Much of the week was spent in partisan maneuvering. GOP conservatives moved to use the bill -- with its promise of $65 billion in new revenue over the next five years -- to finance pet causes. Democrats, in turn, pressed to cut off those efforts by trying to force a quick vote on the measure when the Senate returns Tuesday.

As the debate moved into far-flung issues, each side blamed the other for the bill's possible demise.

Majority Leader Trent Lott (R-Miss.) said yesterday that Democratic "games" would push the bill over the edge. "It could take forever, or, in fact, never, for this bill to be completed unless we have a modicum of cooperation on both sides," Lott said.

Minority Leader Thomas A. Daschle (D-S.D.) said Republicans were continuing "to block and obfuscate" during nearly 50 hours of debate. "They don't have to vote to kill [the tobacco measure]. They can talk it to death."

As of yesterday, Republicans were pressing to add amendments that would:

Reduce the so-called marriage penalty, the increased taxes some couples pay after they marry.

Beef up drug interdiction programs.

Stem drug-related violence in schools, in part with a proposal that would pay for private education for students who are victims of school violence.

While Democrats agreed that a modified tax cut and an anti-drug effort should be part of the bill, they charged that GOP conservatives were loading amendments with "poison pills." For instance, school vouchers, which are strongly opposed by liberal Democrats, were part of an amendment, introduced by Sen.

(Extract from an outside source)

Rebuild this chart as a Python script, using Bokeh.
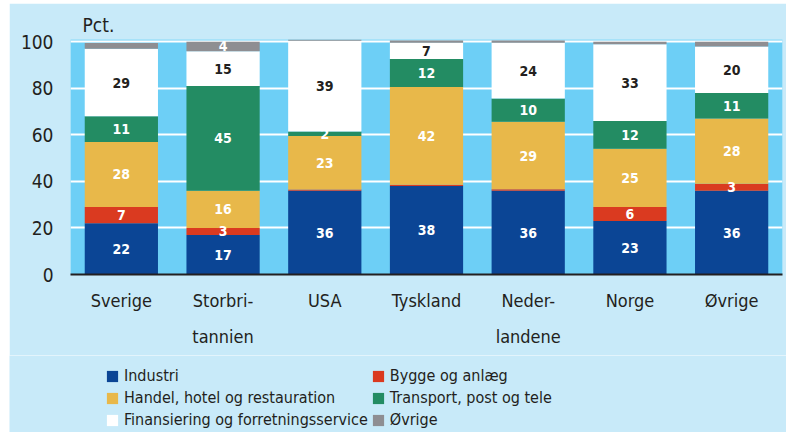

Paul Coverdell (R-Ga.), to use about $16 billion in tobacco revenue over five years for anti-drug programs.

A spokesman for Coverdell said "the school choice provision" is an important element in encouraging safe and drug-free schools.

A senior Democratic Senate aide countered that it was designed to turn the anti-drug proposal into a "killer amendment."

"It would have been easy to craft something on drugs that 95 of 100 senators will vote for," he said. "They tried to do the opposite and create something that a great many can't vote for."

Similarly, Democrats said that as years go by the marriage penalty reduction, proposed by Sen. Phil Gramm (R-Tex.), would absorb ever-increasing portions of the tobacco revenue destined for the states, anti-smoking efforts, medical research and tobacco farmers. Democrats have proposed what they say is a less costly alternative and are drafting their own anti-drug proposal.

Republicans contend that tax cuts and drug prevention are fair uses for part of the more than $500 billion in tobacco revenue expected over 25 years -- far more, they say, than is needed for programs preferred by Democrats.

Still, White House officials said they remained "optimistic" the Senate will pass the measure. "Some complicated things have to be resolved," one official said, including the tax cut, the drug proposal and how to compensate tobacco farmers. "But I do think people have spent this week thinking some about those issues, and next week, the Senate will start marching through them."

When the Senate returns Tuesday, it is to vote on Daschle's move to cut off debate and force action. That would require 60 votes, and both Democrats and Republicans agreed yesterday that Daschle will not prevail the first time around.

But those votes will refocus the debate on "who wants to pass" the bill, and "who wants to talk it to death," said a senior Democratic Senate aide. "Lott knows it would be political suicide for Republicans to kill the bill in a visible way."

Former Food and Drug Administration commissioner David A. Kessler, a major supporter of the bill, called the Senate back-and-forth "the process you go through any time you pass large and complicated legislation. . . . At the end of the day the votes are there [to pass the bill] in the Senate."




To: Xpiderman who wrote (1735)6/8/1998 7:34:00 AM
From: Rarebird  Respond to of 6439
 
XYZ: Don't know the last working day before summer recess ( week of June 29 ? ). Yes, " the Mcain bill can be carried over to the next Congress when they start work again sometime in the Winter of 99". But that is not likely. Their shot is here and now. If the Mcain bill doesn't get passed in June, it's basically dead and buried for all intensive purposes.